DO THIS: In the entries below, find the lines with the word "that" and copy them.

INPUT DATA:

□ □ □ □ □ □ □

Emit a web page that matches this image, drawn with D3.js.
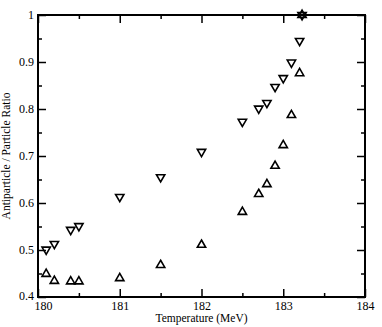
<!DOCTYPE html>
<html><head><meta charset="utf-8">
<script src="https://cdn.jsdelivr.net/npm/d3@7"></script>
<style>body{margin:0;background:#fff}svg{display:block}</style>
</head><body>
<script>
const temperature = [180.1,180.2,180.4,180.5,181,181.5,182,182.5,182.7,182.8,182.9,183,183.1,183.2,183.23];
const downRatio = [0.501,0.513,0.543,0.551,0.613,0.655,0.709,0.773,0.801,0.813,0.847,0.866,0.899,0.945,1.0];
const upRatio = [0.449,0.434,0.433,0.433,0.440,0.468,0.511,0.581,0.619,0.640,0.679,0.723,0.787,0.876,1.0];
const xTicks = [180,181,182,183,184];
const yTicks = [0.4,0.5,0.6,0.7,0.8,0.9,1];

const W=382,H=327, m={l:38,t:15,r:17,b:30};
const svg=d3.select("body").append("svg").attr("width",W).attr("height",H);
const x=d3.scaleLinear().domain([180,184]).range([m.l,W-m.r]);
const y=d3.scaleLinear().domain([0.4,1]).range([H-m.b,m.t]);
const font="'Liberation Serif','Times New Roman',serif";

const xMinor=d3.range(180.5,184,1);
const yMinor=d3.range(0.45,1,0.1);

// bottom
const gb=svg.append("g").attr("transform",`translate(0,${y(0.4)})`)
 .call(d3.axisBottom(x).tickValues(xTicks).tickFormat(d3.format("d")).tickSizeInner(-8).tickSizeOuter(0).tickPadding(4));
gb.append("g").call(d3.axisBottom(x).tickValues(xMinor).tickSizeInner(-4).tickSizeOuter(0).tickFormat(""));
// top
const gt=svg.append("g").attr("transform",`translate(0,${y(1)})`)
 .call(d3.axisTop(x).tickValues(xTicks).tickFormat("").tickSizeInner(-8).tickSizeOuter(0));
gt.append("g").call(d3.axisTop(x).tickValues(xMinor).tickSizeInner(-4).tickSizeOuter(0).tickFormat(""));
// left
const gl=svg.append("g").attr("transform",`translate(${x(180)},0)`)
 .call(d3.axisLeft(y).tickValues(yTicks).tickFormat(d=>d===1?"1":d3.format(".1f")(d)).tickSizeInner(-8).tickSizeOuter(0).tickPadding(4));
gl.append("g").call(d3.axisLeft(y).tickValues(yMinor).tickSizeInner(-4).tickSizeOuter(0).tickFormat(""));
// right
const gr=svg.append("g").attr("transform",`translate(${x(184)},0)`)
 .call(d3.axisRight(y).tickValues(yTicks).tickFormat("").tickSizeInner(-8).tickSizeOuter(0));
gr.append("g").call(d3.axisRight(y).tickValues(yMinor).tickSizeInner(-4).tickSizeOuter(0).tickFormat(""));

svg.selectAll(".domain").remove();
svg.selectAll(".tick line").attr("stroke","#000").attr("stroke-width",1.5);
svg.selectAll(".tick text").attr("font-family",font).attr("font-size",12).attr("fill","#000");
gb.selectAll(".tick text").filter(d=>d===180).attr("dx",5);
gl.selectAll(".tick text").filter(d=>d===0.4).attr("dy","0.2em");

svg.append("rect").attr("x",x(180)).attr("y",y(1)).attr("width",x(184)-x(180)).attr("height",y(0.4)-y(1))
 .attr("fill","none").attr("stroke","#000").attr("stroke-width",2);

const tri=d3.symbol().type(d3.symbolTriangle).size(30);
const pts=svg.append("g");
pts.selectAll(".dn").data(temperature.map((t,i)=>[t,downRatio[i]])).join("path")
 .attr("d",tri).attr("transform",d=>`translate(${x(d[0])},${y(d[1])}) rotate(180)`)
 .attr("fill","none").attr("stroke","#000").attr("stroke-width",1.6);
pts.selectAll(".up").data(temperature.map((t,i)=>[t,upRatio[i]])).join("path")
 .attr("d",tri).attr("transform",d=>`translate(${x(d[0])},${y(d[1])})`)
 .attr("fill","none").attr("stroke","#000").attr("stroke-width",1.6);

svg.append("text").attr("x",(x(180)+x(184))/2).attr("y",322).attr("text-anchor","middle")
 .attr("font-family",font).attr("font-size",11.5).text("Temperature (MeV)");
svg.append("text").attr("transform",`translate(10,${y(0.7)}) rotate(-90)`).attr("text-anchor","middle")
 .attr("font-family",font).attr("font-size",11.5).text("Antiparticle / Particle Ratio");
</script>
</body></html>
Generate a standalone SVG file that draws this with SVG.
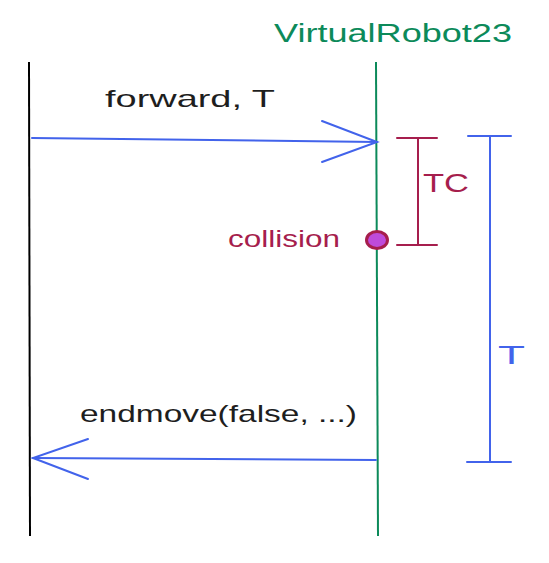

□ □ □ □ □ □ □

COMPLETE OUTPUT:
Emit a web page that matches this image, drawn with D3.js.
Generate a standalone SVG file that draws this with SVG.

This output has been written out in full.